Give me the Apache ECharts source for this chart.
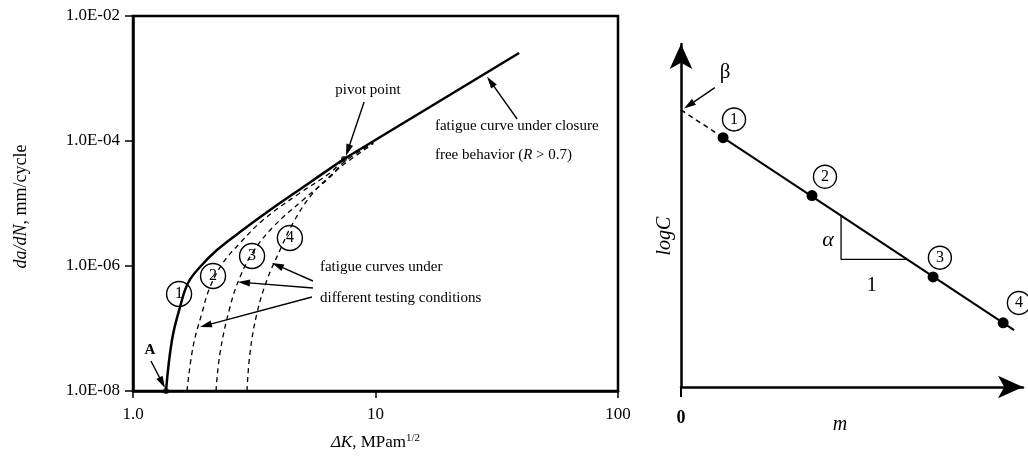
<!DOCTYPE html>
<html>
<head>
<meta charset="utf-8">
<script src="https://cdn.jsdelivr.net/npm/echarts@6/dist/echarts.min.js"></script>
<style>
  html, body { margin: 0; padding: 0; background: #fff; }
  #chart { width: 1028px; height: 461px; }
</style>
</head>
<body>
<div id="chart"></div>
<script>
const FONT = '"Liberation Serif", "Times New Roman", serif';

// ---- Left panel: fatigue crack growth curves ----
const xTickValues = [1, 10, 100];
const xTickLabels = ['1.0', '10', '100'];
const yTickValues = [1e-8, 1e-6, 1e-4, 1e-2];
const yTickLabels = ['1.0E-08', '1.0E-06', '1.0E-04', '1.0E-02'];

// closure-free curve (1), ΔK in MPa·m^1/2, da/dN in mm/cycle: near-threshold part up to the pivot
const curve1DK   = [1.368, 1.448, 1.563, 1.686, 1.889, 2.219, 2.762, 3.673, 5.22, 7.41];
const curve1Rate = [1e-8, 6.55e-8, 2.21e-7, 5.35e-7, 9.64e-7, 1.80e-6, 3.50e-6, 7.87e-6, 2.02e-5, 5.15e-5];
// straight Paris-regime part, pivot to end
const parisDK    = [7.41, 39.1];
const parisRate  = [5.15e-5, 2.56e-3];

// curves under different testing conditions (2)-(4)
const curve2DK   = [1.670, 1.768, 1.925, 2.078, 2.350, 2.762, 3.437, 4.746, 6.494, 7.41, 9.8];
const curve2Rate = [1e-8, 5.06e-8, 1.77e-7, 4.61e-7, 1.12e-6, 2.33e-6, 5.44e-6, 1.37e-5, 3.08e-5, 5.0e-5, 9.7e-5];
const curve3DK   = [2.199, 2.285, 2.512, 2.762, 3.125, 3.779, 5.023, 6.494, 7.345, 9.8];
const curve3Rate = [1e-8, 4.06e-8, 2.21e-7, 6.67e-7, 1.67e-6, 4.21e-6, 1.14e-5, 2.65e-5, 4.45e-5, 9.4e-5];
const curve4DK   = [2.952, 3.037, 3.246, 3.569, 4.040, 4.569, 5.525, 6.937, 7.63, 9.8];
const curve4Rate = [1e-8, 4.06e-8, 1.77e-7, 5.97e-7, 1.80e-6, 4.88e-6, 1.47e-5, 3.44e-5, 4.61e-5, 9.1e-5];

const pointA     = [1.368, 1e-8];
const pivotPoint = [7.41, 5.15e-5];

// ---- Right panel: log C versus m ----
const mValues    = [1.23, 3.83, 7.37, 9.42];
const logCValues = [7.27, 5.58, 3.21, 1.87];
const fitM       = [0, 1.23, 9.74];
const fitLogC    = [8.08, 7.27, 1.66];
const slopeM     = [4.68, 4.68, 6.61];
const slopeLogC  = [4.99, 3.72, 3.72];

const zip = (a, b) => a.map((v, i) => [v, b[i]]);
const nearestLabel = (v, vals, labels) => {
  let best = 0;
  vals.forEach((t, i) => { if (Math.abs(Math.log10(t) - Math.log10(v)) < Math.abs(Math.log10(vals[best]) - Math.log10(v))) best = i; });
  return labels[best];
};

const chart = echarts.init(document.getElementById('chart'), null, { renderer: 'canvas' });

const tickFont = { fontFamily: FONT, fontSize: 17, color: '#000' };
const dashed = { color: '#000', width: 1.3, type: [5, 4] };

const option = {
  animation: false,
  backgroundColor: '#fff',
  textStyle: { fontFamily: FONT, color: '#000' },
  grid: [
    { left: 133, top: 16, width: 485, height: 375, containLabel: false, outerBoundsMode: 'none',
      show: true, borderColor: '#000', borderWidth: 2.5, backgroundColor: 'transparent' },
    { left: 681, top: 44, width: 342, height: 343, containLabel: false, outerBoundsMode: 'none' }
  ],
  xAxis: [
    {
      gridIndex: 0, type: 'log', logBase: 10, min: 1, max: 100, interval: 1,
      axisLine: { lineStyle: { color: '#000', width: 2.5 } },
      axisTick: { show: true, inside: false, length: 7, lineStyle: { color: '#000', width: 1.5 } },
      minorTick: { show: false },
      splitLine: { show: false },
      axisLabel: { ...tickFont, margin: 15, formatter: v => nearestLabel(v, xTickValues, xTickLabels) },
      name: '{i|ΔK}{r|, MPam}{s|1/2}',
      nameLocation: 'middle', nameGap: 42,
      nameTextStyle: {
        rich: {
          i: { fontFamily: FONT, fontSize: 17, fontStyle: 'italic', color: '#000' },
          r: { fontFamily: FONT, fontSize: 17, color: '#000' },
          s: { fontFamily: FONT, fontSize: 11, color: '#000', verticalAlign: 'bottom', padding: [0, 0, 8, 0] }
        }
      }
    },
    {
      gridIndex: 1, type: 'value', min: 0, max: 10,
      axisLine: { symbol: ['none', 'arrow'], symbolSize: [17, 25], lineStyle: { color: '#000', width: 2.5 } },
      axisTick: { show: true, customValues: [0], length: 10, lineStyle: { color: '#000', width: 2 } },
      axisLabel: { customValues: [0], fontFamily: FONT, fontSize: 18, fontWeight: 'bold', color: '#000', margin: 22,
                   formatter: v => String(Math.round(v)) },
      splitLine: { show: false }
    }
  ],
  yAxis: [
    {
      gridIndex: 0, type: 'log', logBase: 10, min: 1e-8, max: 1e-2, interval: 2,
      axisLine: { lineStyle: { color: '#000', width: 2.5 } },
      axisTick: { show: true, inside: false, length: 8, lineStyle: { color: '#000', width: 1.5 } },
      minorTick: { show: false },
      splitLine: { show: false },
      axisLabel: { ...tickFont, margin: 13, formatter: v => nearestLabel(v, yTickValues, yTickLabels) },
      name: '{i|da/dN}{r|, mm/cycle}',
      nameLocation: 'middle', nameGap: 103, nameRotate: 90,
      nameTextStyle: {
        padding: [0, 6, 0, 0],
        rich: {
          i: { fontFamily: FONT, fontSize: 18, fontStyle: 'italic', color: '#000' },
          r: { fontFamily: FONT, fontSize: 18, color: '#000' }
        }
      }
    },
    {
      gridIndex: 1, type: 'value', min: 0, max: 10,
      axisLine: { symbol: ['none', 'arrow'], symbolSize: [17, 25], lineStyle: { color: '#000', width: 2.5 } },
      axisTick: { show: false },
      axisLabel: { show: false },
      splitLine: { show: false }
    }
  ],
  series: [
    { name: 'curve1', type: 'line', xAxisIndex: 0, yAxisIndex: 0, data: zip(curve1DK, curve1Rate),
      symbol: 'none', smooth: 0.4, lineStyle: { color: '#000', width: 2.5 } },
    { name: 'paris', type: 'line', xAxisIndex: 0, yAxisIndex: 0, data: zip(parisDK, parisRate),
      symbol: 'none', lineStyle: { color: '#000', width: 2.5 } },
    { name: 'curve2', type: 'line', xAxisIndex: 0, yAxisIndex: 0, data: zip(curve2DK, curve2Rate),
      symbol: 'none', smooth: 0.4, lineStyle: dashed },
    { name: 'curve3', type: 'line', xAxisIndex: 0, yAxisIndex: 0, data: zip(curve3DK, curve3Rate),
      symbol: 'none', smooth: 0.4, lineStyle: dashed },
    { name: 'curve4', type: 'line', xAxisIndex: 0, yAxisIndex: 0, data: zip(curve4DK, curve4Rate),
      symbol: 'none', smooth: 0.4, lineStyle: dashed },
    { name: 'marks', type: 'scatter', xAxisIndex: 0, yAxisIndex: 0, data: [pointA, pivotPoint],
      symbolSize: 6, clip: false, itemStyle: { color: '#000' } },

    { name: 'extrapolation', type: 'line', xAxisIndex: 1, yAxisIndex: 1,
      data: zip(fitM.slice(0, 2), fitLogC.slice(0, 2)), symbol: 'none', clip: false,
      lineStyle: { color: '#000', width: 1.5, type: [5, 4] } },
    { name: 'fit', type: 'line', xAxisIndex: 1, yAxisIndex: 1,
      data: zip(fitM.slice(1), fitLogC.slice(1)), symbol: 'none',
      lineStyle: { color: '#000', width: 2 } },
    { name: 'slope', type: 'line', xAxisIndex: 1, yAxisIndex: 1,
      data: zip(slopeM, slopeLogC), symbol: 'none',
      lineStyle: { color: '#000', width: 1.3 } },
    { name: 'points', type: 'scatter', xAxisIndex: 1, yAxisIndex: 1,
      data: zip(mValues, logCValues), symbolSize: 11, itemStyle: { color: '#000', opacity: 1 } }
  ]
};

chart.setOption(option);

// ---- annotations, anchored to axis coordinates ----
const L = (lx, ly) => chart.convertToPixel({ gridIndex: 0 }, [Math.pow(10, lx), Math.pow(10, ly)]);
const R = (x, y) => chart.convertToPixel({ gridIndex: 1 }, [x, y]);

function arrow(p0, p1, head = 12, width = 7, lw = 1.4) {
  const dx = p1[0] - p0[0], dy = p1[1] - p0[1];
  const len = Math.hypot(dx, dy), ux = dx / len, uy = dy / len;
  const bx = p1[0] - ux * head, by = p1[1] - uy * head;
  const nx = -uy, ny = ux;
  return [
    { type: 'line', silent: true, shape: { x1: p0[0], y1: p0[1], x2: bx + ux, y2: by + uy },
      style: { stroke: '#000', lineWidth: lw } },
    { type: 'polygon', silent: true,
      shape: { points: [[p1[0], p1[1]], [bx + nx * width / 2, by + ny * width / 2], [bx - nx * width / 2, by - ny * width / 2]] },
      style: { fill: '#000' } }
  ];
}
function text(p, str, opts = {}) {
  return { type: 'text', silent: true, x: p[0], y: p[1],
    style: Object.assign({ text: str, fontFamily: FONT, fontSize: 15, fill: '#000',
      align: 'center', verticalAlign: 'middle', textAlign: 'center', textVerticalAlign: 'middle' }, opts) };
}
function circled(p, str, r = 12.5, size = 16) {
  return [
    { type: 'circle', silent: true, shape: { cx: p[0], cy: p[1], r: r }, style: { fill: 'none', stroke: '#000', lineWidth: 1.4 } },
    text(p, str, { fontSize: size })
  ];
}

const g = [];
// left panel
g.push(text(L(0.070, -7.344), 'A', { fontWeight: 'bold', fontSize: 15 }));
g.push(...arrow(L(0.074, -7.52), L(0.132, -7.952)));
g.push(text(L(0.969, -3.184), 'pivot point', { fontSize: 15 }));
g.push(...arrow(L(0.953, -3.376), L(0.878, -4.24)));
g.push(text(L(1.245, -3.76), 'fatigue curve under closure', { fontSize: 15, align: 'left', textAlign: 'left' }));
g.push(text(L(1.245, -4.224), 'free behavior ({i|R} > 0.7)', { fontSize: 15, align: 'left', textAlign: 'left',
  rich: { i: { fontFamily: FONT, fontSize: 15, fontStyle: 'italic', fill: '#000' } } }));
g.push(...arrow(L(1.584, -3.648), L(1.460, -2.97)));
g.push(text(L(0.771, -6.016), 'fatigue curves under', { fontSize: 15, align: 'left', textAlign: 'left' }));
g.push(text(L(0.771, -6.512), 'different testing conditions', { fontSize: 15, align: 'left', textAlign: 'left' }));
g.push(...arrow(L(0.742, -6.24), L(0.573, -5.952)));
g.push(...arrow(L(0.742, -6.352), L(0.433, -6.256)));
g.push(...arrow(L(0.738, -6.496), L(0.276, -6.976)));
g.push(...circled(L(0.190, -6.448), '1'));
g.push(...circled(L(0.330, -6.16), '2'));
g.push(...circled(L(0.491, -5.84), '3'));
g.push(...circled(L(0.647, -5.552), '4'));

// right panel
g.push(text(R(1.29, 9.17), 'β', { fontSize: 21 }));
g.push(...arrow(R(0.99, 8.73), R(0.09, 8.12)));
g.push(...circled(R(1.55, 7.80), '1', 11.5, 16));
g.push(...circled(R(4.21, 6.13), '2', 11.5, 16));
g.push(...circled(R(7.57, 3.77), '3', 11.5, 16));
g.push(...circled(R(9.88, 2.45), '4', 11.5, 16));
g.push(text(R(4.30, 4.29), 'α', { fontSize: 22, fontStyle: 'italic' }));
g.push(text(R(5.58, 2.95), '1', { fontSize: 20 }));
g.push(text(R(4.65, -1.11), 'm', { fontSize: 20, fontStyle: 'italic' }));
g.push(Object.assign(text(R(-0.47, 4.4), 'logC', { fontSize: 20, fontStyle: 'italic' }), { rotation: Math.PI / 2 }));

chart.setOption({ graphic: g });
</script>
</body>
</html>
_ _ _
◆ Given request ◆
Without the pictures, please reproduce each line of the listing above exactly, from the first one through the line bearing "const pivotPoint = [7.41, 5.15e-5];".

◆ Result ◆
Give me the Apache ECharts source for this chart.
<!DOCTYPE html>
<html>
<head>
<meta charset="utf-8">
<script src="https://cdn.jsdelivr.net/npm/echarts@6/dist/echarts.min.js"></script>
<style>
  html, body { margin: 0; padding: 0; background: #fff; }
  #chart { width: 1028px; height: 461px; }
</style>
</head>
<body>
<div id="chart"></div>
<script>
const FONT = '"Liberation Serif", "Times New Roman", serif';

// ---- Left panel: fatigue crack growth curves ----
const xTickValues = [1, 10, 100];
const xTickLabels = ['1.0', '10', '100'];
const yTickValues = [1e-8, 1e-6, 1e-4, 1e-2];
const yTickLabels = ['1.0E-08', '1.0E-06', '1.0E-04', '1.0E-02'];

// closure-free curve (1), ΔK in MPa·m^1/2, da/dN in mm/cycle: near-threshold part up to the pivot
const curve1DK   = [1.368, 1.448, 1.563, 1.686, 1.889, 2.219, 2.762, 3.673, 5.22, 7.41];
const curve1Rate = [1e-8, 6.55e-8, 2.21e-7, 5.35e-7, 9.64e-7, 1.80e-6, 3.50e-6, 7.87e-6, 2.02e-5, 5.15e-5];
// straight Paris-regime part, pivot to end
const parisDK    = [7.41, 39.1];
const parisRate  = [5.15e-5, 2.56e-3];

// curves under different testing conditions (2)-(4)
const curve2DK   = [1.670, 1.768, 1.925, 2.078, 2.350, 2.762, 3.437, 4.746, 6.494, 7.41, 9.8];
const curve2Rate = [1e-8, 5.06e-8, 1.77e-7, 4.61e-7, 1.12e-6, 2.33e-6, 5.44e-6, 1.37e-5, 3.08e-5, 5.0e-5, 9.7e-5];
const curve3DK   = [2.199, 2.285, 2.512, 2.762, 3.125, 3.779, 5.023, 6.494, 7.345, 9.8];
const curve3Rate = [1e-8, 4.06e-8, 2.21e-7, 6.67e-7, 1.67e-6, 4.21e-6, 1.14e-5, 2.65e-5, 4.45e-5, 9.4e-5];
const curve4DK   = [2.952, 3.037, 3.246, 3.569, 4.040, 4.569, 5.525, 6.937, 7.63, 9.8];
const curve4Rate = [1e-8, 4.06e-8, 1.77e-7, 5.97e-7, 1.80e-6, 4.88e-6, 1.47e-5, 3.44e-5, 4.61e-5, 9.1e-5];

const pointA     = [1.368, 1e-8];
const pivotPoint = [7.41, 5.15e-5];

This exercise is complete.